Al menos simbólicamente, pero el presidente de la Republica ha seguido en los terrenos del debate político, los pasos de furia de Carlos III, el monarca español, quien por decreto en el siglo XVIII expulsó a los jesuitas de sus dominios.
«Prohíbo por vía de Ley y regla general –dice la minuta del Decreto de Expulsión de marzo de 1767–, que jamás pueda volver a admitirse en todos mis Reinos en particular a ningún individuo de la Compañía ni en Cuerpo de Comunidad con ningún pretexto ni colorido que sea, ni sobre ello admitirá el mi Consejo, ni otro Tribunal, instancia alguna; antes bien, tomarán a prevención las justicias las más severas providencias contra los infractores, auxiliadores y cooperantes de semejante intento, castigándoles como perturbadores del sosiego público”.
Las circunstancias obviamente son absolutamente diferentes. Andrés Manuel ha roto, virtualmente, con la Compañía de Jesús y por extensión con el clero. Los ha colocado expulsado del templo.
Obviamente no estamos al borde de una nueva cristiada, pero ya nos asomamos al ventanal de la incomprensión religiosa. Y todo por no admitir las expresiones del clero con motivo del asesinato de dos jesuitas.
Explica el Instituto Cervantes:
“…Los jesuitas españoles fueron acusados de servir a la curia romana en detrimento de las prerrogativas regias (estaban “apergollados” por Roma); fomentar las doctrinas probabilistas, simpatizar con la teoría del regicidio, haber incentivado el motín de Esquilache un año antes y defender el laxismo en sus Colegios y Universidades…
“…Así, con una efectividad y un sigilo sin precedentes, en la madrugada del 2 de abril de 1767, Carlos III expulsó a todos los jesuitas que habitaban en sus dominios…”
Las palabras del señor presidente Andrés Manuel son más simples:
“Si hubiéramos continuado con esa política, el país estaría en completa descomposición, ingobernable… Todo eso se les olvida, incluso hasta (a) los religiosos, con todo respeto, que no siguen el ejemplo del Papa Francisco, porque están muy apergollados por la oligarquía mexicana…”
La política a la cual el presidente se refiere es la de confrontación militar del calderonismo.
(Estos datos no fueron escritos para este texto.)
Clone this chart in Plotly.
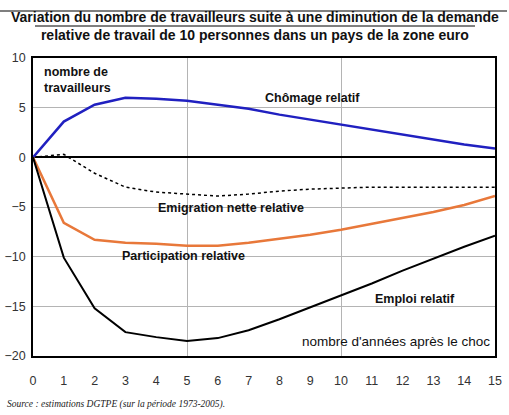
import plotly.graph_objects as go

years = list(range(0, 16))
chomage = [0, 3.6, 5.3, 6.0, 5.9, 5.7, 5.3, 4.9, 4.3, 3.8, 3.3, 2.8, 2.3, 1.8, 1.3, 0.9]
emigration = [0, 0.3, -1.6, -3.0, -3.5, -3.7, -3.9, -3.7, -3.4, -3.2, -3.1, -3.0, -3.0, -3.0, -3.0, -3.0]
participation = [0, -6.6, -8.3, -8.6, -8.7, -8.9, -8.9, -8.6, -8.2, -7.8, -7.3, -6.7, -6.1, -5.5, -4.8, -3.9]
emploi = [0, -10.1, -15.2, -17.6, -18.1, -18.5, -18.2, -17.4, -16.3, -15.1, -13.9, -12.7, -11.4, -10.2, -9.0, -7.9]

x_ticks = list(range(0, 16))
y_ticks = [10, 5, 0, -5, -10, -15, -20]

FONT = "Liberation Sans, Arial, sans-serif"

fig = go.Figure()
fig.add_trace(go.Scatter(x=years, y=emigration, mode="lines",
                         line=dict(color="#000000", width=1.5, dash="dot"), showlegend=False))
fig.add_trace(go.Scatter(x=years, y=chomage, mode="lines",
                         line=dict(color="#2020C0", width=2.5), showlegend=False))
fig.add_trace(go.Scatter(x=years, y=participation, mode="lines",
                         line=dict(color="#E8783A", width=2.5), showlegend=False))
fig.add_trace(go.Scatter(x=years, y=emploi, mode="lines",
                         line=dict(color="#000000", width=2), showlegend=False))
# invisible trace to activate overlay axis for vertical gridlines
fig.add_trace(go.Scatter(x=[0, 15], y=[0, 0], xaxis="x2", mode="lines",
                         line=dict(width=0), hoverinfo="skip", showlegend=False))

fig.update_layout(
    width=509, height=415,
    margin=dict(l=33, r=14, t=58, b=59),
    paper_bgcolor="white", plot_bgcolor="white",
    font=dict(family=FONT, size=12, color="#222222"),
    xaxis=dict(range=[0, 15], tickvals=x_ticks, ticktext=[str(v) for v in x_ticks],
               showgrid=False, zeroline=False, showline=True, linecolor="black",
               linewidth=1.5, mirror=True, ticks="", ticklen=0, automargin=False,
               ticklabelstandoff=12,
               tickfont=dict(family=FONT, size=12.5, color="#333333")),
    xaxis2=dict(range=[0, 15], overlaying="x", dtick=5, tick0=0, showgrid=True,
                gridcolor="#B4B4B4", gridwidth=1, showticklabels=False, automargin=False,
                zeroline=False, showline=False, ticks=""),
    yaxis=dict(range=[-20, 10], tickvals=y_ticks, showgrid=True, gridcolor="#B4B4B4",
               gridwidth=1, zeroline=True, zerolinecolor="black", zerolinewidth=1.5,
               showline=True, linecolor="black", linewidth=1.5, mirror=True,
               ticks="", automargin=False, ticklabelstandoff=3,
               tickfont=dict(family=FONT, size=12.5, color="#333333")),
)

# title
fig.add_annotation(x=(255 - 33) / 462, y=1 + (58 - 26) / 298, xref="paper", yref="paper",
                   yanchor="middle", xanchor="center", showarrow=False, align="center",
                   text="<b>Variation du nombre de travailleurs suite à une diminution de la demande<br>relative de travail de 10 personnes dans un pays de la zone euro</b>",
                   font=dict(family=FONT, size=14, color="#111111"))
fig.add_shape(type="line", xref="paper", yref="paper", x0=-33 / 462, x1=474 / 462,
              y0=1 + (58 - 11) / 298, y1=1 + (58 - 11) / 298,
              line=dict(color="black", width=1.2))
fig.add_shape(type="line", xref="paper", yref="paper", x0=2 / 462, x1=442 / 462,
              y0=1 + (58 - 26) / 298, y1=1 + (58 - 26) / 298,
              line=dict(color="black", width=1))

labels = [
    ("<b>nombre de<br>travailleurs</b>", 0.29, 7.75, "left"),
    ("<b>Chômage relatif</b>", 9.06, 5.94, "center"),
    ("<b>Emigration nette relative</b>", 6.43, -5.14, "center"),
    ("<b>Participation relative</b>", 4.9, -9.97, "center"),
    ("<b>Emploi relatif</b>", 12.4, -14.3, "center"),
]
for text, x, y, al in labels:
    fig.add_annotation(x=x, y=y, text=text, showarrow=False, align=al,
                       xanchor="left" if al == "left" else "center",
                       font=dict(family=FONT, size=12.5, color="#111111"))
fig.add_annotation(x=11.8, y=-18.5, text="nombre d'années après le choc", showarrow=False,
                   xanchor="center", font=dict(family=FONT, size=13.5, color="#111111"))
fig.add_annotation(x=-28 / 462, y=-(404 - 356) / 298, xref="paper", yref="paper",
                   xanchor="left", yanchor="middle", showarrow=False,
                   text="<i>Source : estimations DGTPE (sur la période 1973-2005).</i>",
                   font=dict(family="Liberation Serif, Times New Roman, serif", size=9.5, color="#222222"))

fig.write_html("out.html", config={"displayModeBar": False},
               post_script="document.body.style.margin='0';")
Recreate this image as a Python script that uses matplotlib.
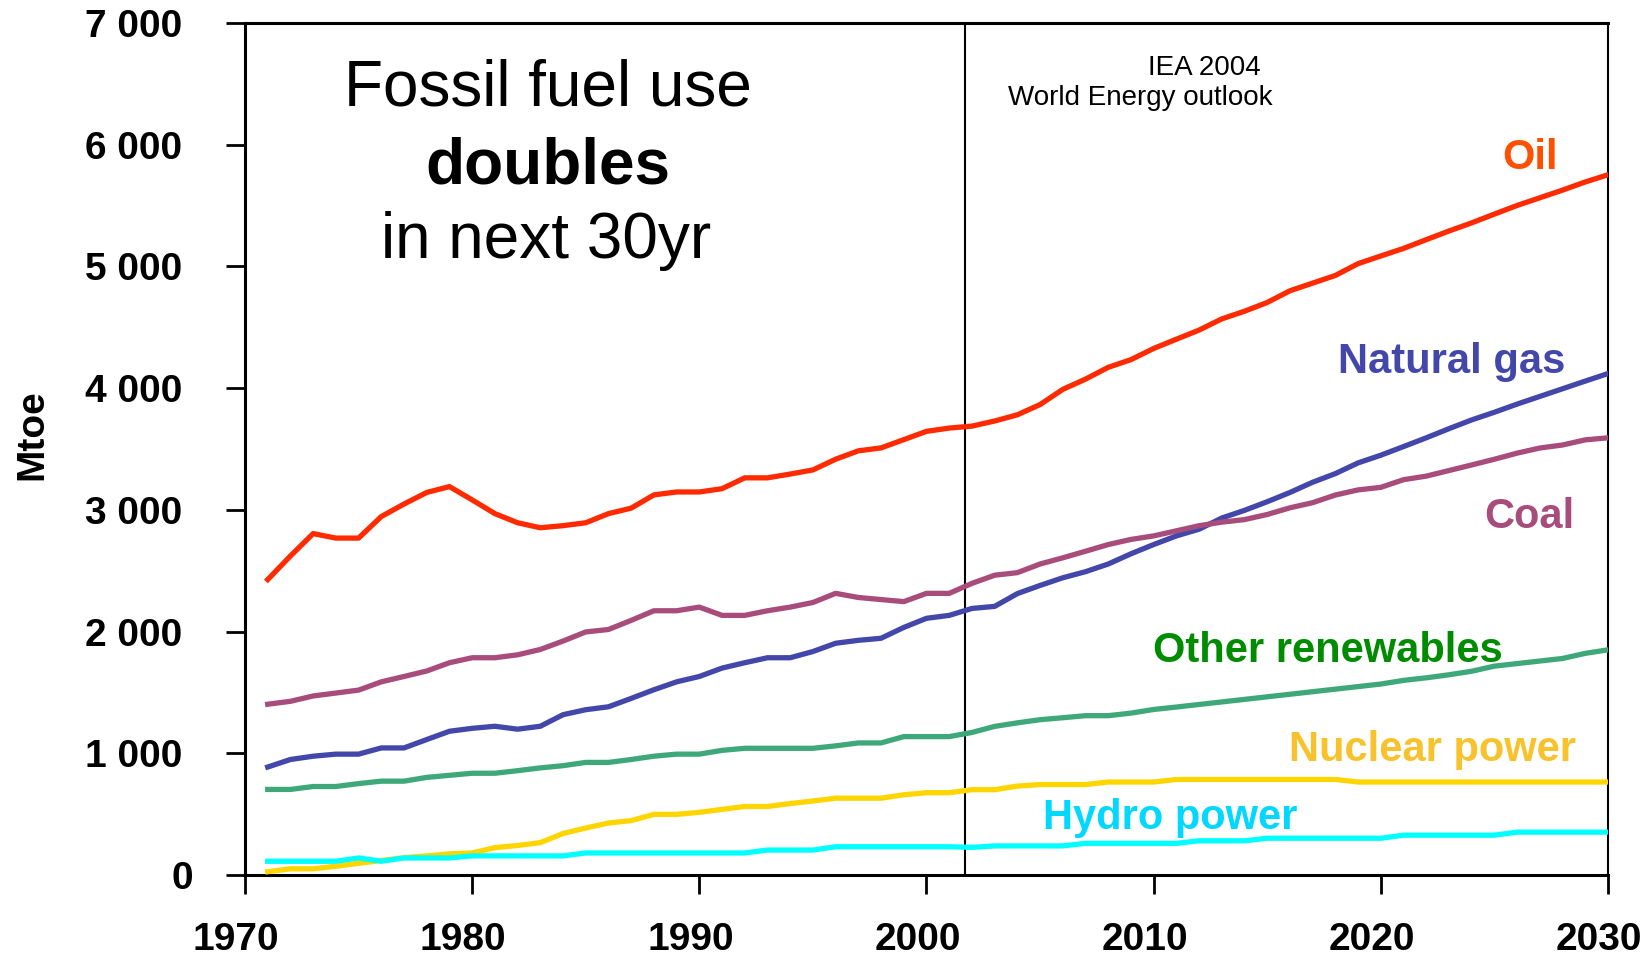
import matplotlib
matplotlib.use("Agg")
import matplotlib.pyplot as plt
from matplotlib.transforms import ScaledTranslation

plt.rcParams['font.family'] = ['Liberation Sans', 'DejaVu Sans']

W, H = 1652, 958

years = list(range(1971, 2031))

oil = [2427, 2621, 2805, 2768, 2768, 2945, 3048, 3143, 3191, 3082,
       2969, 2894, 2853, 2870, 2894, 2969, 3014, 3123, 3147, 3147,
       3174, 3263, 3263, 3294, 3328, 3416, 3485, 3509, 3577, 3645,
       3672, 3688, 3730, 3781, 3865, 3990, 4074, 4171, 4234, 4326,
       4402, 4477, 4569, 4632, 4704, 4800, 4863, 4926, 5023, 5086,
       5148, 5220, 5291, 5358, 5430, 5501, 5564, 5627, 5694, 5753]

gas = [887, 949, 976, 993, 993, 1044, 1044, 1113, 1181, 1205,
       1222, 1198, 1222, 1317, 1358, 1382, 1451, 1522, 1587, 1631,
       1700, 1744, 1785, 1785, 1836, 1904, 1928, 1945, 2034, 2109,
       2133, 2190, 2207, 2312, 2379, 2442, 2492, 2555, 2639, 2715,
       2786, 2841, 2933, 2996, 3067, 3143, 3227, 3298, 3386, 3449,
       3520, 3592, 3667, 3739, 3802, 3869, 3932, 3995, 4058, 4120]

coal = [1403, 1427, 1471, 1495, 1519, 1587, 1631, 1676, 1744, 1785,
        1785, 1809, 1853, 1922, 1997, 2017, 2092, 2171, 2171, 2201,
        2133, 2133, 2171, 2201, 2239, 2314, 2280, 2263, 2246, 2314,
        2314, 2396, 2463, 2484, 2555, 2606, 2660, 2715, 2757, 2786,
        2828, 2870, 2899, 2920, 2962, 3017, 3059, 3122, 3164, 3185,
        3248, 3277, 3323, 3369, 3416, 3466, 3508, 3533, 3575, 3592]

other = [703, 703, 727, 727, 751, 771, 771, 802, 819, 836,
         836, 857, 880, 898, 925, 925, 949, 976, 993, 993,
         1024, 1041, 1041, 1041, 1041, 1061, 1085, 1085, 1137, 1137,
         1137, 1171, 1221, 1250, 1276, 1292, 1309, 1309, 1330, 1360,
         1380, 1401, 1422, 1443, 1464, 1485, 1506, 1527, 1548, 1569,
         1599, 1620, 1645, 1674, 1716, 1737, 1758, 1779, 1821, 1850]

nuclear = [27, 51, 51, 72, 96, 119, 143, 157, 174, 181,
           225, 242, 266, 341, 386, 427, 447, 498, 498, 515,
           539, 563, 563, 587, 608, 631, 631, 631, 659, 676,
           676, 701, 701, 730, 743, 743, 743, 764, 764, 764,
           785, 785, 785, 785, 785, 785, 785, 785, 764, 764,
           764, 764, 764, 764, 764, 764, 764, 764, 764, 764]

hydro = [113, 113, 113, 113, 140, 113, 140, 140, 140, 157,
         157, 157, 157, 157, 181, 181, 181, 181, 181, 181,
         181, 181, 205, 205, 205, 232, 232, 232, 232, 232,
         232, 227, 239, 239, 239, 239, 260, 260, 260, 260,
         260, 281, 281, 281, 302, 302, 302, 302, 302, 302,
         327, 327, 327, 327, 327, 352, 352, 352, 352, 352]

xticks = [1970, 1980, 1990, 2000, 2010, 2020, 2030]
yticks = [0, 1000, 2000, 3000, 4000, 5000, 6000, 7000]
ytick_labels = ['0', '1 000', '2 000', '3 000', '4 000', '5 000', '6 000', '7 000']

# line colour, label text, label colour, label left x / baseline y (px)
series = [
    (oil, '#ff2a00', 'Oil', '#ff5000', 1502, 169),
    (gas, '#4347aa', 'Natural gas', '#4347aa', 1338, 373),
    (coal, '#a84c7c', 'Coal', '#a84c7c', 1484, 528),
    (other, '#3fa87a', 'Other renewables', '#008c00', 1153, 662),
    (nuclear, '#ffd500', 'Nuclear power', '#f8c22c', 1289, 761),
    (hydro, '#00ffff', 'Hydro power', '#00d8ff', 1043, 829),
]

fig = plt.figure(figsize=(W / 100, H / 100), dpi=100)
ax = fig.add_axes([245 / W, 1 - 875 / H, (1608 - 245) / W, (875 - 23) / H])

for vals, col, name, tcol, tx, ty in series:
    ax.plot(years, vals, color=col, lw=3.8, solid_joinstyle='round', zorder=3)
    fig.text(tx / W, 1 - ty / H, name, color=tcol, fontsize=30,
             fontweight='bold', ha='left', va='baseline')

ax.axvline(2001.7, color='black', lw=1.5, zorder=2)

ax.set_xlim(1970, 2030)
ax.set_ylim(0, 7000)
ax.set_xticks(xticks)
ax.set_yticks(yticks)
ax.set_yticklabels(ytick_labels)
ax.tick_params(axis='both', direction='out', length=14, width=2, colors='black',
               labelsize=28)
ax.tick_params(axis='x', pad=20)
ax.tick_params(axis='y', pad=31)
for lbl in ax.get_xticklabels() + ax.get_yticklabels():
    lbl.set_fontweight('bold')

# x labels sit a little left of their ticks, the y "0" a little right
for lbl in ax.get_xticklabels():
    lbl.set_transform(lbl.get_transform() + ScaledTranslation(-0.09, 0, fig.dpi_scale_trans))
ylbl0 = ax.get_yticklabels()[0]
ylbl0.set_transform(ylbl0.get_transform() + ScaledTranslation(0.11, 0, fig.dpi_scale_trans))

for s in ['left', 'bottom', 'top']:
    ax.spines[s].set_linewidth(2.2)
ax.spines['right'].set_linewidth(1.5)

fig.text(32 / W, 1 - 435 / H, 'Mtoe', rotation=90, fontsize=28, fontweight='bold',
         ha='center', va='center')

fig.text(548 / W, 1 - 106 / H, 'Fossil fuel use', fontsize=46, ha='center', va='baseline')
fig.text(548 / W, 1 - 183 / H, 'doubles', fontsize=46, fontweight='bold',
         ha='center', va='baseline')
fig.text(546 / W, 1 - 258 / H, 'in next 30yr', fontsize=46, ha='center', va='baseline')

fig.text(1148 / W, 1 - 75 / H, 'IEA 2004', fontsize=20, ha='left', va='baseline')
fig.text(1008 / W, 1 - 105 / H, 'World Energy outlook', fontsize=20, ha='left', va='baseline')

fig.savefig('out.png', dpi=100)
La suya consiste en los abrazos uniformados.
Pero el clero, más en concreto la Compañía de Jesús, no plantea ese regreso, analiza la situación y propone una modificación realmente estratégica en lugar de un lema de campaña y una actitud laxa frente al problema.
“Los obispos mexicanos nos dirigimos (CEM) como pastores de la comunidad católica, al Pueblo de México con profunda preocupación por la creciente violencia que sufre nuestro querido País y con una gran tristeza por la pérdida de miles de vidas inocentes que llenan de luto a familias enteras.
“El crimen se ha extendido por todas partes trastocando la vida cotidiana de toda la sociedad, afectando las actividades productivas en las ciudades y en el campo, ejerciendo presión con extorsiones hacia quienes trabajan honestamente en los mercados, en las escuelas, en las pequeñas, medianas y grandes empresas; se han adueñado de las calles, de las colonias y de pueblos enteros, además de caminos, carreteras y autopistas y, lo más grave, han llegado a manifestarse con niveles de crueldad inhumana en ejecuciones y masacres que han hecho de nuestro país uno de los lugares más inseguros y violentos del mundo…
“…Los datos oficiales nos hablan de casi 122 mil asesinatos a manos de los criminales durante los tres años y medio.
“¡Cuántos asesinatos en México! ha expresado con dolor el Papa Francisco en la Audiencia General del 22 de junio de este año.
“¡Cuánta maldad y desorden social! expresamos nosotros como obispos mexicanos”.
¿Esto significa estar apergollados por la oligarquía?
En las palabras presidenciales se advierte la truculencia: poner como ejemplo al Papa, como si hubiera una diferencia conceptual y conductual entre Roma y el episcopado.
“…no siguen –dice AM– el ejemplo del Papa Francisco”.
¿Cuál ejemplo deben seguir los jesuitas de ese jesuita? Ni él sabe.